Vir has joined #ste||ar
<hkaiser> diehlpk_work: nod, thought so - can you define the flag?
<hkaiser> or would that be in the user's responsibility?
<diehlpk_work> There are two sides of the medal
<nikunj97> hkaiser: Don't think so
<hkaiser> nikunj97: do we have a future per timestep or a future per iteration?
<diehlpk_work> First, if the user will use the fedora package and compile his own code, it is his responsibility
<nikunj97> future per iteration
<nikunj97> not time step
<hkaiser> nikunj97: ok
<diehlpk_work> Second, if one uses our fedora package on their build system, I do not know
<hkaiser> how long does one iteration take?
<nikunj97> I didn't check
<nikunj97> but 30 min in with the parameters and it was still running
<nikunj97> it should not take that long
<hkaiser> diehlpk_work: we can make that check optional to begin with, or limit it to the major version as you suggested
<hkaiser> nikunj97: so it just hang?
<hkaiser> does it make progress at all?
<nikunj97> that's what I think
<nikunj97> It's surely making progress, but it's taking too long
<hkaiser> ok
<diehlpk_work> What about check the major version and if the major version matches, we allow to compile, but have a warning that minor does not match and we recommend to make them match
<diehlpk_work> if major not matches we throw an error
<nikunj97> so doing 4096 as subdomain width, 1024 time steps, and 3 subdomains itself is taking 28s to run
<hkaiser> ok, do you care enough to have a look into this?

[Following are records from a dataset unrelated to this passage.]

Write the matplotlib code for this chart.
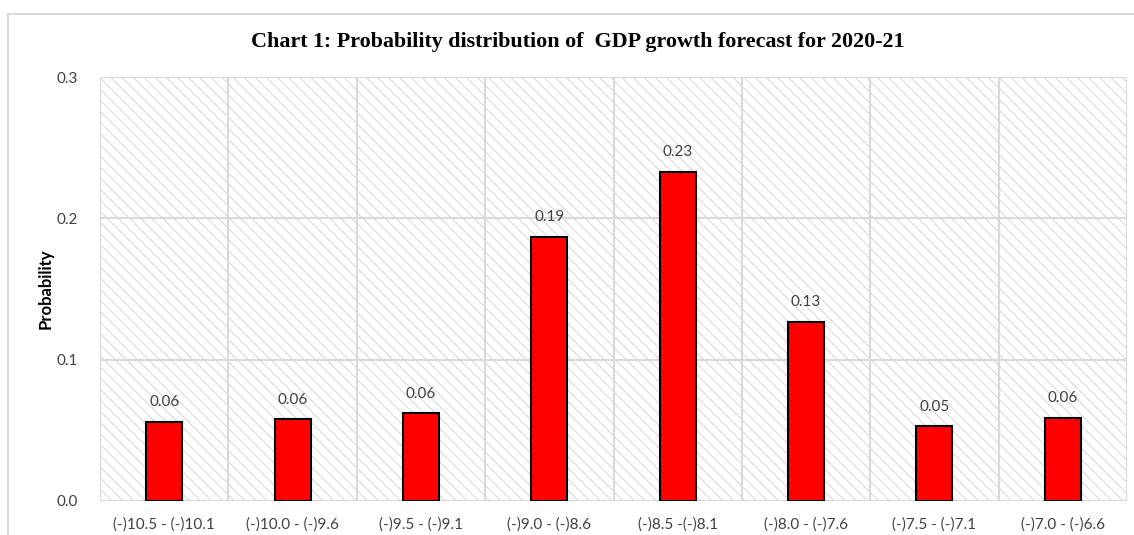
import matplotlib.pyplot as plt
from matplotlib.patches import Rectangle

# Data
categories = ["(-)10.5 - (-)10.1", "(-)10.0 - (-)9.6", "(-)9.5 - (-)9.1", "(-)9.0 - (-)8.6",
              "(-)8.5 -(-)8.1", "(-)8.0 - (-)7.6", "(-)7.5 - (-)7.1", "(-)7.0 - (-)6.6"]
probability = [0.056, 0.058, 0.062, 0.187, 0.233, 0.127, 0.053, 0.059]
bar_labels = ["0.06", "0.06", "0.06", "0.19", "0.23", "0.13", "0.05", "0.06"]
yticks = [0.0, 0.1, 0.2, 0.3]

plt.rcParams['font.family'] = ['Lato', 'DejaVu Sans']
plt.rcParams['hatch.linewidth'] = 0.7

grey = "#d9d9d9"
text_col = "#404040"

fig = plt.figure(figsize=(11.34, 5.35), dpi=100)
# outer chart border
fig.patches.append(Rectangle((8/1134, -0.05), 1.2, 1 - 14/535 + 0.05, transform=fig.transFigure,
                             facecolor="none", edgecolor=grey, linewidth=1.5))

ax = fig.add_axes([100/1134, 1 - 501/535, 1027/1134, 424/535])
ax.set_xlim(-0.5, len(categories) - 0.5)
ax.set_ylim(0, 0.3)

# hatched plot area
ax.add_patch(Rectangle((0, 0), 1, 1, transform=ax.transAxes, facecolor="white",
                       edgecolor="#d6d6d6", hatch="\\\\\\", linewidth=0, zorder=0))

for y in yticks:
    ax.axhline(y, color=grey, linewidth=1.5, zorder=1)
for i in range(len(categories) + 1):
    ax.axvline(i - 0.5, color=grey, linewidth=1.5, zorder=1)

x = range(len(categories))
ax.bar(x, probability, width=0.28, color="#ff0000", edgecolor="black", linewidth=1.5, zorder=3)
for xi, v, lab in zip(x, probability, bar_labels):
    ax.annotate(lab, (xi, v), xytext=(0, 9), textcoords="offset points",
                ha="center", va="bottom", fontsize=11, color=text_col)

for s in ax.spines.values():
    s.set_visible(False)
ax.set_xticks(list(x))
ax.set_xticklabels(categories, fontsize=11, color=text_col)
ax.set_yticks(yticks)
ax.set_yticklabels([f"{t:.1f}" for t in yticks], fontsize=11, color=text_col)
ax.tick_params(length=0, pad=12)
ax.tick_params(axis='y', pad=16)
ax.set_ylabel("Probability", fontsize=12, fontweight="bold", color="black", labelpad=2)

fig.text(578/1134, 1 - 42/535, "Chart 1: Probability distribution of  GDP growth forecast for 2020-21",
         ha="center", va="center", fontsize=15.8, fontweight="bold", family=["Liberation Serif"])

fig.savefig("out.png", dpi=100)
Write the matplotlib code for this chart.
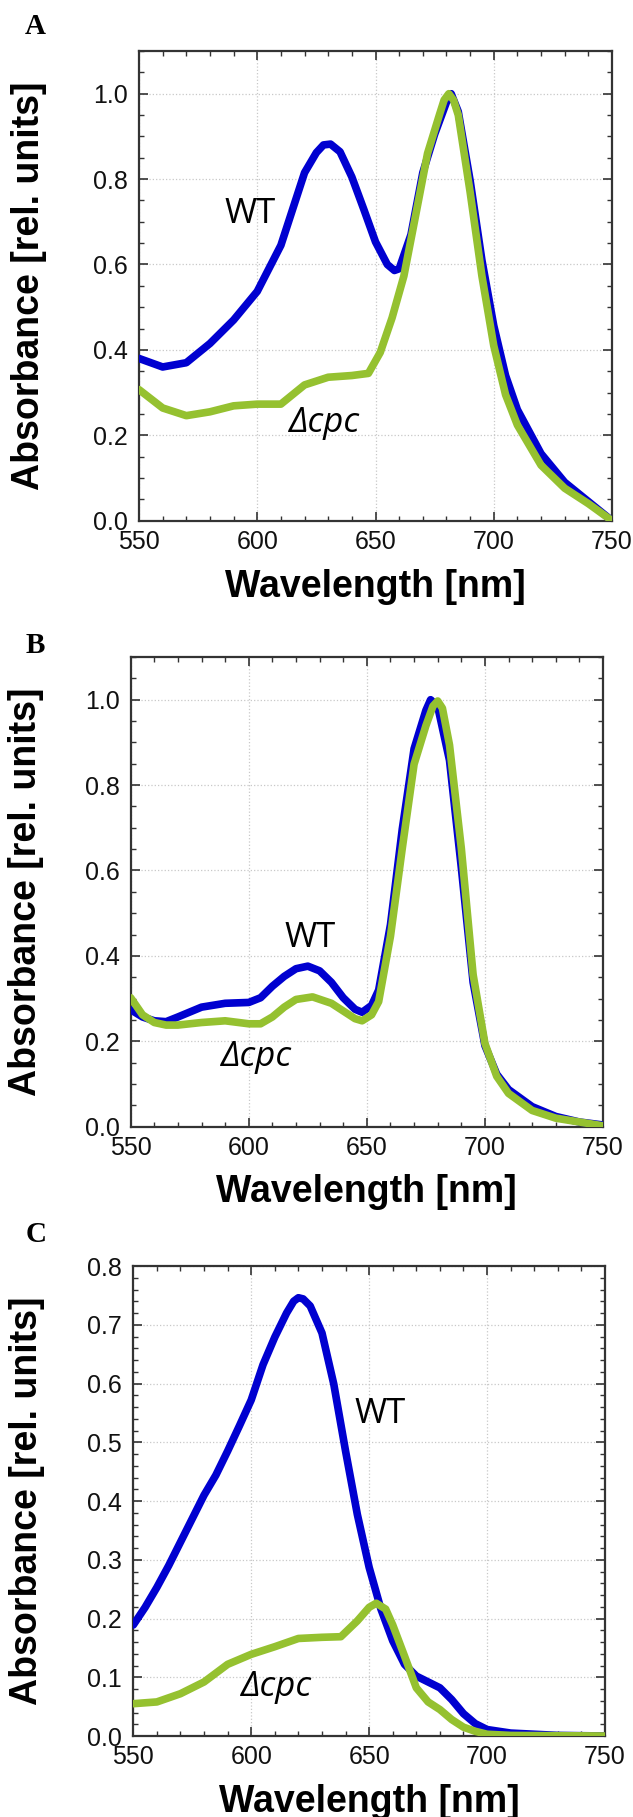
import matplotlib
matplotlib.use("Agg")
import matplotlib.pyplot as plt
from matplotlib.ticker import MultipleLocator

# panel A
a_wl_wt = [550, 560, 570, 580, 590, 600, 610, 620, 625, 628, 631, 635, 640, 645, 650, 655, 658, 660,
           665, 670, 675, 680, 682, 685, 690, 695, 700, 705, 710, 720, 730, 740, 750]
a_wt = [0.38, 0.36, 0.37, 0.415, 0.47, 0.537, 0.645, 0.815, 0.862, 0.88, 0.882, 0.864, 0.805, 0.73,
        0.653, 0.60, 0.586, 0.59, 0.67, 0.815, 0.905, 0.98, 1.0, 0.958, 0.797, 0.61, 0.457, 0.34,
        0.26, 0.157, 0.09, 0.045, 0.0]
a_wl_cpc = [550, 560, 570, 580, 590, 600, 610, 620, 630, 640, 647, 652, 657, 662, 667, 672, 677,
            679, 681, 683, 685, 690, 695, 700, 705, 710, 720, 730, 740, 750]
a_cpc = [0.307, 0.264, 0.246, 0.255, 0.269, 0.273, 0.273, 0.318, 0.336, 0.34, 0.345, 0.394, 0.475,
         0.573, 0.716, 0.86, 0.95, 0.985, 1.0, 0.985, 0.95, 0.77, 0.573, 0.41, 0.295, 0.224, 0.13,
         0.076, 0.04, 0.0]

# panel B
b_wl_wt = [550, 555, 560, 565, 570, 580, 590, 600, 605, 610, 615, 620, 625, 630, 635, 640, 645, 648,
           652, 655, 660, 665, 670, 675, 677, 680, 685, 690, 695, 700, 705, 710, 720, 730, 740, 750]
b_wt = [0.274, 0.257, 0.248, 0.246, 0.257, 0.28, 0.289, 0.291, 0.302, 0.329, 0.352, 0.37, 0.376,
        0.365, 0.338, 0.302, 0.275, 0.268, 0.284, 0.32, 0.473, 0.697, 0.885, 0.975, 1.0, 0.984,
        0.858, 0.607, 0.338, 0.19, 0.123, 0.087, 0.047, 0.024, 0.011, 0.004]
b_wl_cpc = [550, 555, 560, 565, 570, 580, 590, 600, 605, 610, 615, 620, 627, 635, 640, 645, 648, 652,
            655, 660, 665, 670, 675, 678, 680, 682, 685, 690, 695, 700, 705, 710, 720, 730, 740, 750]
b_cpc = [0.302, 0.262, 0.244, 0.238, 0.238, 0.244, 0.248, 0.241, 0.241, 0.257, 0.28, 0.298, 0.304,
         0.289, 0.271, 0.253, 0.248, 0.262, 0.293, 0.446, 0.652, 0.849, 0.939, 0.985, 0.997, 0.98,
         0.894, 0.652, 0.356, 0.195, 0.118, 0.078, 0.038, 0.02, 0.011, 0.002]

# panel C
c_wl_wt = [550, 555, 560, 565, 570, 575, 580, 585, 590, 595, 600, 605, 610, 615, 618, 620, 622, 625,
           630, 635, 640, 645, 650, 655, 660, 665, 670, 675, 680, 685, 690, 695, 700, 710, 720, 730, 750]
c_wt = [0.189, 0.219, 0.253, 0.29, 0.33, 0.37, 0.41, 0.444, 0.485, 0.528, 0.572, 0.632, 0.679, 0.72,
        0.74, 0.746, 0.744, 0.732, 0.686, 0.599, 0.485, 0.377, 0.287, 0.216, 0.162, 0.122, 0.102,
        0.092, 0.082, 0.062, 0.038, 0.021, 0.011, 0.005, 0.003, 0.001, 0.0]
c_wl_cpc = [550, 560, 570, 580, 590, 600, 610, 620, 630, 638, 645, 650, 653, 657, 660, 665, 670, 675,
            680, 685, 690, 695, 700, 710, 750]
c_cpc = [0.055, 0.058, 0.072, 0.092, 0.122, 0.139, 0.152, 0.166, 0.168, 0.169, 0.196, 0.219, 0.226,
         0.216, 0.189, 0.136, 0.082, 0.058, 0.045, 0.028, 0.015, 0.008, 0.003, 0.001, 0.0]

letters = ["A", "B", "C"]
ylims = [1.1, 1.1, 0.8]
ymajor = [0.2, 0.2, 0.1]
yminor = [0.05, 0.05, 0.02]
wt_pos = [(586, 0.698), (615.2, 0.422), (643.8, 0.532)]
cpc_pos = [(613.4, 0.208), (588.3, 0.143), (595.8, 0.068)]

W, H = 633, 1817
fig = plt.figure(figsize=(W / 100, H / 100), dpi=100)
plt.rcParams["font.family"] = ["Liberation Sans", "DejaVu Sans"]

# axes boxes in pixels: left, top, right, bottom
boxes = [(139, 51, 612, 520.7), (130.7, 657, 603, 1126.7), (133.3, 1266, 605, 1736)]
ylab_x = [29, 26, 27]
letter_xy = [(25, 34), (26, 653), (26, 1242)]
xlab_base = [597, 1202, 1812]

blue = "#0000D0"
green = "#95C130"

data = [(a_wl_wt, a_wt, a_wl_cpc, a_cpc), (b_wl_wt, b_wt, b_wl_cpc, b_cpc),
        (c_wl_wt, c_wt, c_wl_cpc, c_cpc)]

for i in range(3):
    l, t, r, b = boxes[i]
    ax = fig.add_axes([l / W, 1 - b / H, (r - l) / W, (b - t) / H])
    wx, wy, cx, cy = data[i]
    ax.plot(wx, wy, color=blue, lw=5.5, solid_joinstyle="round", solid_capstyle="round", zorder=3)
    ax.plot(cx, cy, color=green, lw=5.5, solid_joinstyle="round", solid_capstyle="round", zorder=4)
    ax.set_xlim(550, 750)
    ax.set_ylim(0, ylims[i])
    ax.xaxis.set_major_locator(MultipleLocator(50))
    ax.xaxis.set_minor_locator(MultipleLocator(10))
    ax.yaxis.set_major_locator(MultipleLocator(ymajor[i]))
    ax.yaxis.set_minor_locator(MultipleLocator(yminor[i]))
    ax.yaxis.set_major_formatter(lambda v, p: f"{v:.1f}")
    ax.tick_params(which="both", direction="in", top=True, right=True, colors="#333333",
                   labelcolor="#111111", labelsize=18)
    ax.tick_params(which="major", length=6.5, width=1.2)
    ax.tick_params(which="minor", length=3.5, width=1.0)
    ax.tick_params(axis="x", pad=6.5)
    ax.tick_params(axis="y", pad=8)
    for s in ax.spines.values():
        s.set_linewidth(1.6)
        s.set_color("#333333")
    ax.grid(True, which="major", color="#c8c8c8", linestyle=":", linewidth=0.9)

    ax.text(wt_pos[i][0], wt_pos[i][1], "WT", family=["Open Sans", "DejaVu Sans"],
            fontsize=25, ha="left", va="baseline", zorder=5)
    ax.text(cpc_pos[i][0], cpc_pos[i][1], "Δcpc", family=["Open Sans", "DejaVu Sans"],
            style="italic", fontsize=25, ha="left", va="baseline", zorder=5)

    fig.text(ylab_x[i] / W, 1 - ((t + b) / 2) / H, "Absorbance [rel. units]", rotation=90,
             ha="center", va="center", fontsize=27, fontweight="bold")
    fig.text(((l + r) / 2) / W, 1 - xlab_base[i] / H, "Wavelength [nm]", ha="center",
             va="baseline", fontsize=27, fontweight="bold")
    fig.text(letter_xy[i][0] / W, 1 - letter_xy[i][1] / H, letters[i],
             family="Liberation Serif", fontweight="bold", fontsize=21, ha="left", va="baseline")

fig.savefig("out.png", dpi=100)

<hkaiser> nikunj97: in release?
<nikunj97> yes
<hkaiser> ;-)
<hkaiser> diehlpk_work: ^^
<nikunj97> hkaiser: everything is explicitly release now xD
<hkaiser> ok
<diehlpk_work> hkaiser, Yes, I will have a look
<nikunj97> hkaiser: could you please take a look at the code? https://github.com/STEllAR-GROUP/hpxr/blob/master/benchmarks/replay/dataflow_replay.cpp
<hkaiser> nikunj97: let's have a look at som eperf-counters andor vtune
<nikunj97> I don't understand stencils well, so I must be missing something
<diehlpk_work> I will have a look later this week and if it can be done in one hour I will do it
<nikunj97> let me analyse it in vtune
<diehlpk_work> If not I will add the flag to fedora
<hkaiser> nikunj97: I think we overwhelm the system with all those futures, what it the memory footprint of the application?
<hkaiser> diehlpk_work: I can also have a look
<nikunj97> hkaiser: I didn't check that
<nikunj97> I didn't analyse the application as of now, just reporting fishy behavior
<hkaiser> nikunj97: we create the whole tree in one go
<nikunj97> yes, that we do
<hkaiser> inserting a sliding semaphore might help as it would limit the depth of the tree dynamically
<nikunj97> you want me to do a par_for?
<diehlpk_work> hkaiser, sure, I will not have time to do it before Thursday, I like to finish the course project and put it to the web page first.
<hkaiser> sure
<hkaiser> nikunj97: as one of the things, yes - but not first priority
<diehlpk_work> let me give it a try this Friday and I will assume I will need your help anyway
<hkaiser> nikunj97: the sliding_semaphore would be more important: https://github.com/STEllAR-GROUP/hpx/blob/master/examples/1d_stencil/1d_stencil_8.cpp#L556
<hkaiser> and here: sem
<nikunj97> adding sliding semaphore should help, but I'm still not sure if it'll finish everything in ~5-10s
<hkaiser> nikunj97: please look at some perf-counters: idle-rate (enabled at build-time), average thread duration, number of created threads
<hkaiser> nikunj97: one step at a time
<nikunj97> ok let me see what I can do :)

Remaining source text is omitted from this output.